> Your goal
Skip all pictures, then copy the lines from the start of the data through the line with "var omega3 = [0, 0, 0];", keeping both ends.

> Recorded information
* * * * * * * * *

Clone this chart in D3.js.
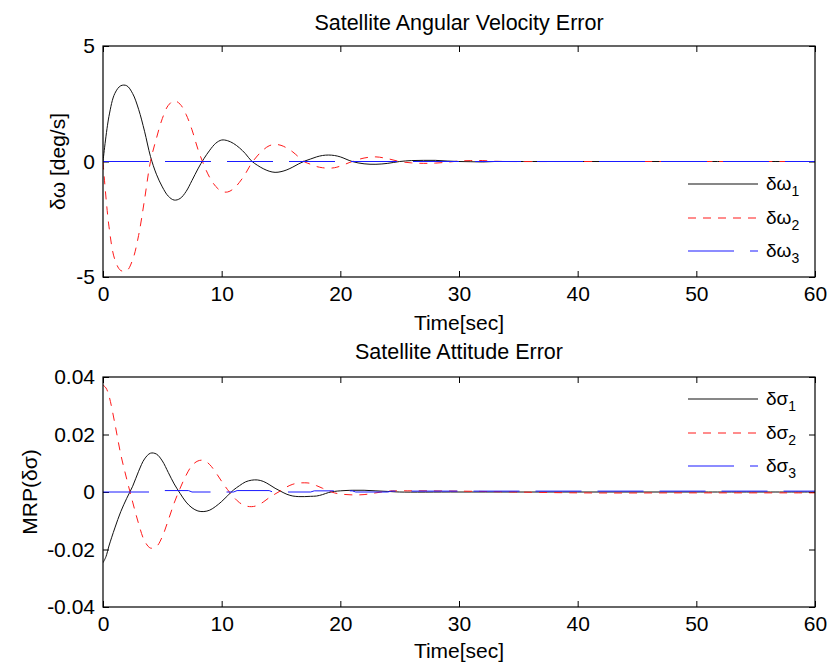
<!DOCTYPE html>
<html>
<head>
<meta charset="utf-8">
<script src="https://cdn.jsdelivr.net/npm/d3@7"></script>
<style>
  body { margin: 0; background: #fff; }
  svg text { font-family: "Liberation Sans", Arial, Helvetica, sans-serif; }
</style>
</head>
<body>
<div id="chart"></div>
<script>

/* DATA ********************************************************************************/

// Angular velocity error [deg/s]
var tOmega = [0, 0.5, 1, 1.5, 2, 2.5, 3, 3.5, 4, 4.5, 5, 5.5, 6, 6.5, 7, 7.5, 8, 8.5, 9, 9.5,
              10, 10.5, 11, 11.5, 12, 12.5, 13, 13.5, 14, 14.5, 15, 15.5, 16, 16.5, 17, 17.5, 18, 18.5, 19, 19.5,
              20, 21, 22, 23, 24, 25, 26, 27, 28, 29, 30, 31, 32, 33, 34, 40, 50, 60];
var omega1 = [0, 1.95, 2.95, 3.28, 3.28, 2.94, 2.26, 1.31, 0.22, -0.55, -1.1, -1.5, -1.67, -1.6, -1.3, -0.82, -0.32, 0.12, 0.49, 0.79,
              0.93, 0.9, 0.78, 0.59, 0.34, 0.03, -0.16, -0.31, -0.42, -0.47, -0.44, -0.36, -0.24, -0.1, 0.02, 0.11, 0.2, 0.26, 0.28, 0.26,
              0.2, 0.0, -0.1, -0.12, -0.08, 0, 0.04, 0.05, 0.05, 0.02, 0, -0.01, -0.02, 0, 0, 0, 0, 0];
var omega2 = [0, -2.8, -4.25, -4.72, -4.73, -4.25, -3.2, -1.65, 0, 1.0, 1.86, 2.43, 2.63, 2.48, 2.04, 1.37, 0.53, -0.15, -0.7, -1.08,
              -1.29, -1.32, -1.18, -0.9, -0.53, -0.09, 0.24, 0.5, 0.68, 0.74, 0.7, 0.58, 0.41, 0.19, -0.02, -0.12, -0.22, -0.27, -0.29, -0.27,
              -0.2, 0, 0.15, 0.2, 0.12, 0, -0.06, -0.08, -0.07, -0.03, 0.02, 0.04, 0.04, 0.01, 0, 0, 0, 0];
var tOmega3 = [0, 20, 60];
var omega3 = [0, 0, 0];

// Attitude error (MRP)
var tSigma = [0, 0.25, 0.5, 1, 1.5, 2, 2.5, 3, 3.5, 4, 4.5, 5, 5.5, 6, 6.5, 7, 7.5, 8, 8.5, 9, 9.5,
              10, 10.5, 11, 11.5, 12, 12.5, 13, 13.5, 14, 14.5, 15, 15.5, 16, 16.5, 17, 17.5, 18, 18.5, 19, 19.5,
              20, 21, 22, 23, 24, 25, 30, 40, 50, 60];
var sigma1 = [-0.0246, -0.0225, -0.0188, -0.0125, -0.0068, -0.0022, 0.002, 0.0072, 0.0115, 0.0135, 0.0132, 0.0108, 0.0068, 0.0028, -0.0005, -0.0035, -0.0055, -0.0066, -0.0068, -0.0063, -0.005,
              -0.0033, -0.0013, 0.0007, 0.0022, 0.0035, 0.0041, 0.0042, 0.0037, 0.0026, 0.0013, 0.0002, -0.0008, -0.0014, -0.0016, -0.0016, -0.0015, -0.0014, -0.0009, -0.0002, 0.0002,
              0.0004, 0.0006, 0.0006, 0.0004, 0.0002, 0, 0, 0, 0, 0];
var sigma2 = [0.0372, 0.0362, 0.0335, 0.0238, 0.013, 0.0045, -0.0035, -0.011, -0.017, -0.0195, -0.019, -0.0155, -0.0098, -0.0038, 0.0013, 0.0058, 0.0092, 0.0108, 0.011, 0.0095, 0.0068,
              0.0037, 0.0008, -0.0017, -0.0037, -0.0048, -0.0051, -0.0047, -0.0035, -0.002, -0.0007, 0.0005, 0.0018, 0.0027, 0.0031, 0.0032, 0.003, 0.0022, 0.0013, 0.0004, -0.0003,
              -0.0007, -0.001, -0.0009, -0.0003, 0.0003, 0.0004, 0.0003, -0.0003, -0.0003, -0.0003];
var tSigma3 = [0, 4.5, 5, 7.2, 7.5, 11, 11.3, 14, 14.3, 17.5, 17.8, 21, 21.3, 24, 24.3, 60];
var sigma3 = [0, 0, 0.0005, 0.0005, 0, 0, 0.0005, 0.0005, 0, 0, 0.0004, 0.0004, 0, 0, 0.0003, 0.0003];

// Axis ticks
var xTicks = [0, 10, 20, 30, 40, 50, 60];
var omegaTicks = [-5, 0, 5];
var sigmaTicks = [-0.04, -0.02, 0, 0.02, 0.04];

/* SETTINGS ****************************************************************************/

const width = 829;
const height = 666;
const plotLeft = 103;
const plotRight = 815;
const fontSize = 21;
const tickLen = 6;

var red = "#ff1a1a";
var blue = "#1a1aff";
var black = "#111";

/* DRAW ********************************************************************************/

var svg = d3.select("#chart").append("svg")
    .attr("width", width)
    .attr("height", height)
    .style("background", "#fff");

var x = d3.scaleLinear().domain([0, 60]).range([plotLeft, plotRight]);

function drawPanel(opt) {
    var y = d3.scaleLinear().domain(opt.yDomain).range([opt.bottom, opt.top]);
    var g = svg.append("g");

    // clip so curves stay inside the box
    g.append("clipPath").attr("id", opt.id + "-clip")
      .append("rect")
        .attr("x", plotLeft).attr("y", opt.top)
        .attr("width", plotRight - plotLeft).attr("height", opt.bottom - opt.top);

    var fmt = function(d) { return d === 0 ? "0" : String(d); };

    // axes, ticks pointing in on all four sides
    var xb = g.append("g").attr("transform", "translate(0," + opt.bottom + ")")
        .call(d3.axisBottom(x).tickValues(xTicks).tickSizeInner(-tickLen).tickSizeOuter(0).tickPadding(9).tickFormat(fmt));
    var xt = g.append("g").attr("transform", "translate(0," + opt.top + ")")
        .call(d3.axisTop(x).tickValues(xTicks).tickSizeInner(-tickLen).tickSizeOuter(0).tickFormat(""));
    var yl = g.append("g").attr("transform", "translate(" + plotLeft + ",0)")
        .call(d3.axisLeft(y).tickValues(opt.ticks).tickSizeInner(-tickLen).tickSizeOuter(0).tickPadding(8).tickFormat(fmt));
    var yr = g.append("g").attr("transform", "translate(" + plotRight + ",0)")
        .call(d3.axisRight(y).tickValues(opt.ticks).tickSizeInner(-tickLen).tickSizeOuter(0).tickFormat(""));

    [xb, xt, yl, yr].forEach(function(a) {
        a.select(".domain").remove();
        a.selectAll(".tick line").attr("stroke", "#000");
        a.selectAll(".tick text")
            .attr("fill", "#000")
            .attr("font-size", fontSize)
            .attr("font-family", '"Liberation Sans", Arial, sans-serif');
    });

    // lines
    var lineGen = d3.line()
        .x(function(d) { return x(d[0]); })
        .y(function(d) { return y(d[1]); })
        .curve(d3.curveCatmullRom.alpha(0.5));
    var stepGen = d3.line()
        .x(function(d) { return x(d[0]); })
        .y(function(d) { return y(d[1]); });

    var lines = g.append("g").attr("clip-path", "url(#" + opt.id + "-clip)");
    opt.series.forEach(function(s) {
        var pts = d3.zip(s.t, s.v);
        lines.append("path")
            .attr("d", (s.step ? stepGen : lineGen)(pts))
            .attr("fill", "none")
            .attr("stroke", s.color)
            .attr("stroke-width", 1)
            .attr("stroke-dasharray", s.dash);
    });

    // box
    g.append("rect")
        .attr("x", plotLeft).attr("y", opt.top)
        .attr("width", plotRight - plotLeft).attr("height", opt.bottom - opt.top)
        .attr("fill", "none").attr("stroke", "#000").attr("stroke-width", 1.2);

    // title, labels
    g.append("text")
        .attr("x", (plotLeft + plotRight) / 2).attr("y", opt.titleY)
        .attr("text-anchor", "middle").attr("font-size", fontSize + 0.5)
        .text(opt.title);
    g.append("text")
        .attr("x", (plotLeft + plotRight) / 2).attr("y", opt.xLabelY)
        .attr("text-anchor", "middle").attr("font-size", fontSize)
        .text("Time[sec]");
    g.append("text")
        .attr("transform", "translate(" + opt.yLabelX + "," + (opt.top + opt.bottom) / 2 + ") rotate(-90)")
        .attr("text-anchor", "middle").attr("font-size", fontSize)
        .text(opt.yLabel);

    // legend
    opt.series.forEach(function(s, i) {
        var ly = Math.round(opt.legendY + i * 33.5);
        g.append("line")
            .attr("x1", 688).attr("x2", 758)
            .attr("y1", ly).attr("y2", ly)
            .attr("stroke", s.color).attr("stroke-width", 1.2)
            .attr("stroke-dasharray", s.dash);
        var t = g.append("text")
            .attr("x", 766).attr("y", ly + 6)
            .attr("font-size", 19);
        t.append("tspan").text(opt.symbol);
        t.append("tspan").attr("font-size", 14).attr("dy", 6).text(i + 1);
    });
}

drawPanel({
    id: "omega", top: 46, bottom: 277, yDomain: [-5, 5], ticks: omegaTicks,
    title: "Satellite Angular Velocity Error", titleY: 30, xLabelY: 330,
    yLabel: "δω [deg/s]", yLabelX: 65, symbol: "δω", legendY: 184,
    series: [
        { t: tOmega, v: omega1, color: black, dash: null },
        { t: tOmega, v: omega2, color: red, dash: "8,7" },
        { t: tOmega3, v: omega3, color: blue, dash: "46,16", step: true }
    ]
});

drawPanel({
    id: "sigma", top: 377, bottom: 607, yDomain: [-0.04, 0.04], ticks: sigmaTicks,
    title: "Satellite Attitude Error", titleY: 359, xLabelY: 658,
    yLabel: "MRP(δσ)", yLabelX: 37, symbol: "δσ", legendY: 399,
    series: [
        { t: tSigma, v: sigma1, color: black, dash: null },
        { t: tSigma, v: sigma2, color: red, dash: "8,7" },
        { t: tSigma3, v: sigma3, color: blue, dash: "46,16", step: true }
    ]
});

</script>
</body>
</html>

* * * * * * * * *

> Written solution
Clone this chart in D3.js.
<!DOCTYPE html>
<html>
<head>
<meta charset="utf-8">
<script src="https://cdn.jsdelivr.net/npm/d3@7"></script>
<style>
  body { margin: 0; background: #fff; }
  svg text { font-family: "Liberation Sans", Arial, Helvetica, sans-serif; }
</style>
</head>
<body>
<div id="chart"></div>
<script>

/* DATA ********************************************************************************/

// Angular velocity error [deg/s]
var tOmega = [0, 0.5, 1, 1.5, 2, 2.5, 3, 3.5, 4, 4.5, 5, 5.5, 6, 6.5, 7, 7.5, 8, 8.5, 9, 9.5,
              10, 10.5, 11, 11.5, 12, 12.5, 13, 13.5, 14, 14.5, 15, 15.5, 16, 16.5, 17, 17.5, 18, 18.5, 19, 19.5,
              20, 21, 22, 23, 24, 25, 26, 27, 28, 29, 30, 31, 32, 33, 34, 40, 50, 60];
var omega1 = [0, 1.95, 2.95, 3.28, 3.28, 2.94, 2.26, 1.31, 0.22, -0.55, -1.1, -1.5, -1.67, -1.6, -1.3, -0.82, -0.32, 0.12, 0.49, 0.79,
              0.93, 0.9, 0.78, 0.59, 0.34, 0.03, -0.16, -0.31, -0.42, -0.47, -0.44, -0.36, -0.24, -0.1, 0.02, 0.11, 0.2, 0.26, 0.28, 0.26,
              0.2, 0.0, -0.1, -0.12, -0.08, 0, 0.04, 0.05, 0.05, 0.02, 0, -0.01, -0.02, 0, 0, 0, 0, 0];
var omega2 = [0, -2.8, -4.25, -4.72, -4.73, -4.25, -3.2, -1.65, 0, 1.0, 1.86, 2.43, 2.63, 2.48, 2.04, 1.37, 0.53, -0.15, -0.7, -1.08,
              -1.29, -1.32, -1.18, -0.9, -0.53, -0.09, 0.24, 0.5, 0.68, 0.74, 0.7, 0.58, 0.41, 0.19, -0.02, -0.12, -0.22, -0.27, -0.29, -0.27,
              -0.2, 0, 0.15, 0.2, 0.12, 0, -0.06, -0.08, -0.07, -0.03, 0.02, 0.04, 0.04, 0.01, 0, 0, 0, 0];
var tOmega3 = [0, 20, 60];
var omega3 = [0, 0, 0];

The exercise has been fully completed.